More than once, David had exercised great restraint in use of power. He had understood boundaries. He had listened to Abigail and didn’t kill her husband and all those around him. David said to Abigail, "Praise be to the Lord, the God of Israel, who has sent you today to meet me” (Samuel 25:32). When David had the opportunity to kill Saul, he instead cut off a corner of his robe. David even felt guilty about that. The Bible says, “Afterward, David was conscience-stricken for having cut off a corner of his robe. He said to his men, ‘The Lord forbid that I should do such a thing to my master, the Lord's anointed, or lift my hand against him; for he is the anointed of the Lord’" (1 Samuel 24:5, 6). A similar experience came later when David took the spear and water jug from beside Saul’s head (1 Samuel 26).

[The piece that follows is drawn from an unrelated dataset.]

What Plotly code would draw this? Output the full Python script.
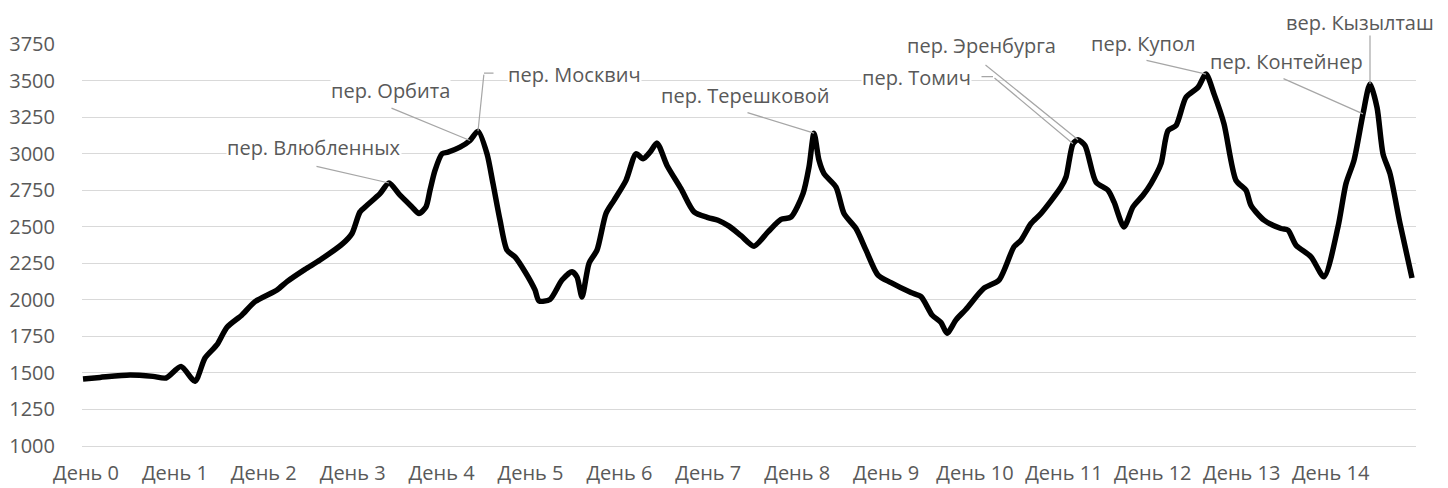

But when David saw and desired Bathsheba, he ignored boundaries and used his considerable power to get what he wanted. Some have suggested that Bathsheba had tempted him, and could have refused his advances. Those who suggest this do not understand the power of an ancient king. And even if she could have refused David, he was the one who should have been responsible. Larry W. Spielman, who has written about leadership and prevention of church professional misconduct writes, “Some have pointed the finger at Bathsheba, suggesting that she seduced David by bathing where the king was sure to notice her. This makes Bathsheba, not David, responsible for the king’s inability to control his erotic urges. Such a suggestion is ludicrous. Even if Bathsheba behaved in a way to arouse the king’s passions, King David is fully responsible for what he does. Despite her beauty and allure, Bathsheba does not have the ability to cause the king to lose all sense of control and responsibility any more than Goliath had the ability to cause David to be afraid. Indeed, in the latter crisis David remained calm and in control (1 Sam. 17:36-37).”1
David was seen as a religious and political leader. He was expected to hold a higher level of accountability. But he let down his God, himself, Bathsheba, his country, his friend Uriah, and his family—because of his sin he was never able to discipline his sons.
Sometimes a person in power will excuse abuse by saying this action was a “Private matter.” Sometimes the legal term is used of “consenting adults.” But what David thought was private was not private and it affected the entire nation. He found “your sins will find you out” (Numbers 33:23).2
We need to challenge our churches, our power structures, to adapt policies that will help maintain boundaries and support those who are abused. Scripture calls us to reform/change the way our power institutions work. Jeremiah 7:1-7 reminds us that we are to change our actions, deal justly, not oppress the powerless, not shed innocent blood (the ultimate abuse), not follow other gods (including the drunken god of power and abuse).
We also need to support each other, helping all to understand boundaries and the danger of submitting to one in power. We need to help those in power understand their boundaries and hold them to them. When we are clear as to what abuse of power is, we are better able to withstand it and to deal with it.
THEN, wonderful things will happen for the people of God.
Ardis Stenbakken retired the end of 2004 from being director of the Women’s Ministries Department at the General Conference of Seventh-day Adventists. She and her husband live in Loveland, Colorado, where she continues to edit the Women’s Ministries devotional book series, take speaking appointments, write, and other Women’s Ministries and church assignments.